The Brest-Litovsk Peace Agreement was supposed to be a grand solution. Germany and Austria-Hungary, under increasing domestic pressure, wanted to create facts on at least one front and demonstrate to the world at large their willingness to accept peace. In reality, the German Supreme Army Command's main goal was to bring large parts of Eastern Europe under German control and permanently weaken revolution-torn Russia. Since late 1917, Ukraine appeared to be the key to controlling the entire region: it was considered the ‘breadbasket’ of the former Russian Empire, it possessed heavy industry in the East and it offered access to the Black Sea. But the Brest Treaty proved to be brittle and the contracting states showed themselves to be either politically unstable (Ukraine) or unreliable (Bolshevik Russia). Additionally, Ukraine was not even remotely capable of fulfilling its economic pledges.
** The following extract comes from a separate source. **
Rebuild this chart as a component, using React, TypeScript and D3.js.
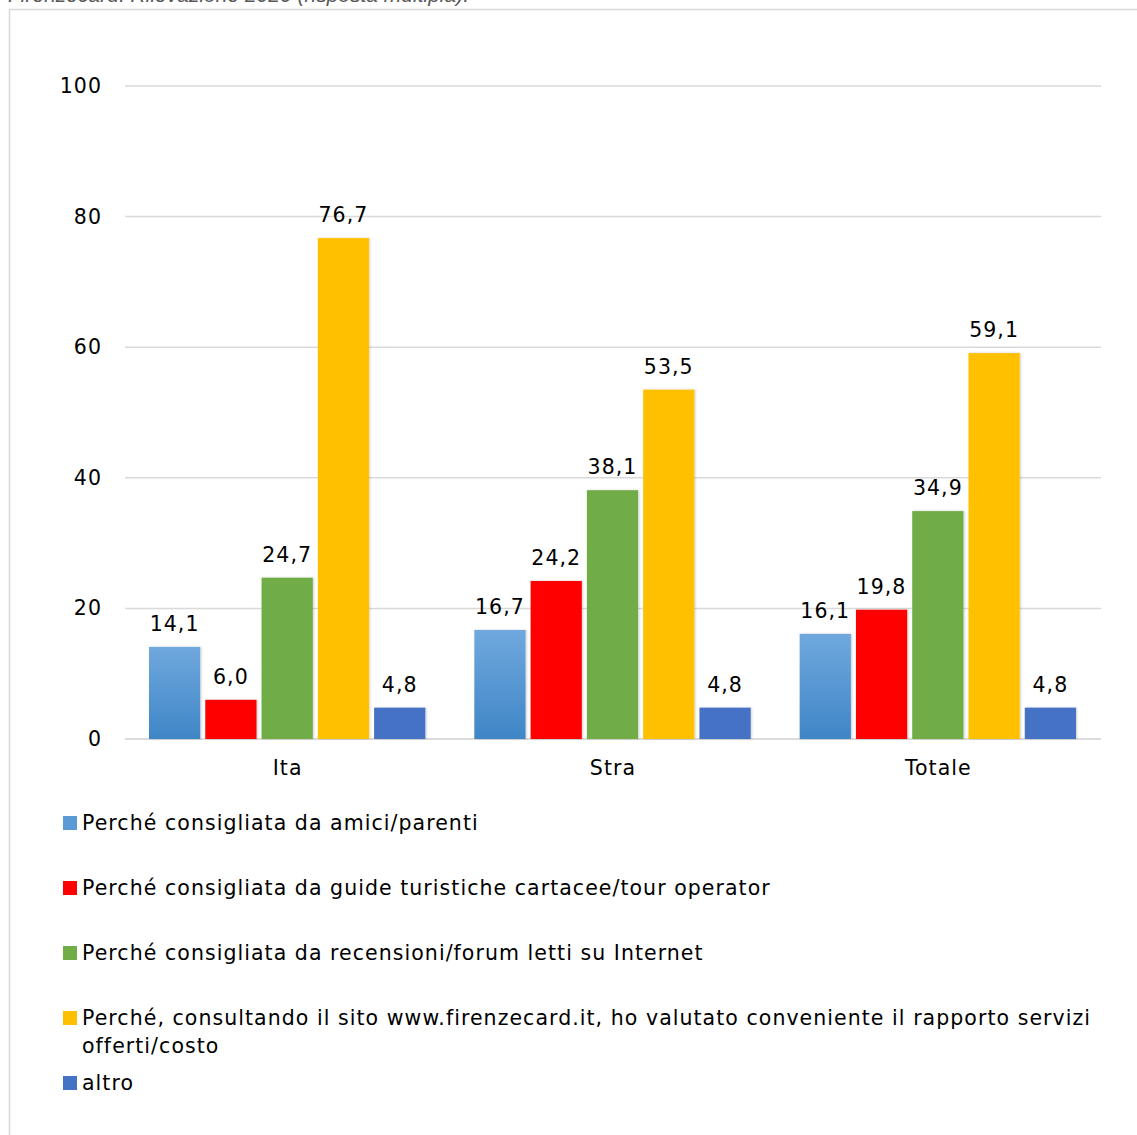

Furthermore, the ‘dictated peace’ proved to the entente that there could be no negotiated peace with Germany and that fighting would have to continue until the capitulation of the Central Powers. This article will analyse, first, the position of Ukraine within the Central Powers' foreign-policy and military-strategic conception until the invasion in early 1918; second, the occupation policies of 1918; and, third, the Ukrainians' own perception of the Central Powers. The Ukrainian ‘failing state’ exemplifies, with particular clarity, the Central Powers' strategic overstretch and their ill-considered policy in Eastern Europe at the end of the First World War. Finally, this essay will place the wartime conduct of the Central Powers in Ukraine into the larger scholarly discussion of the ‘German Way of War’.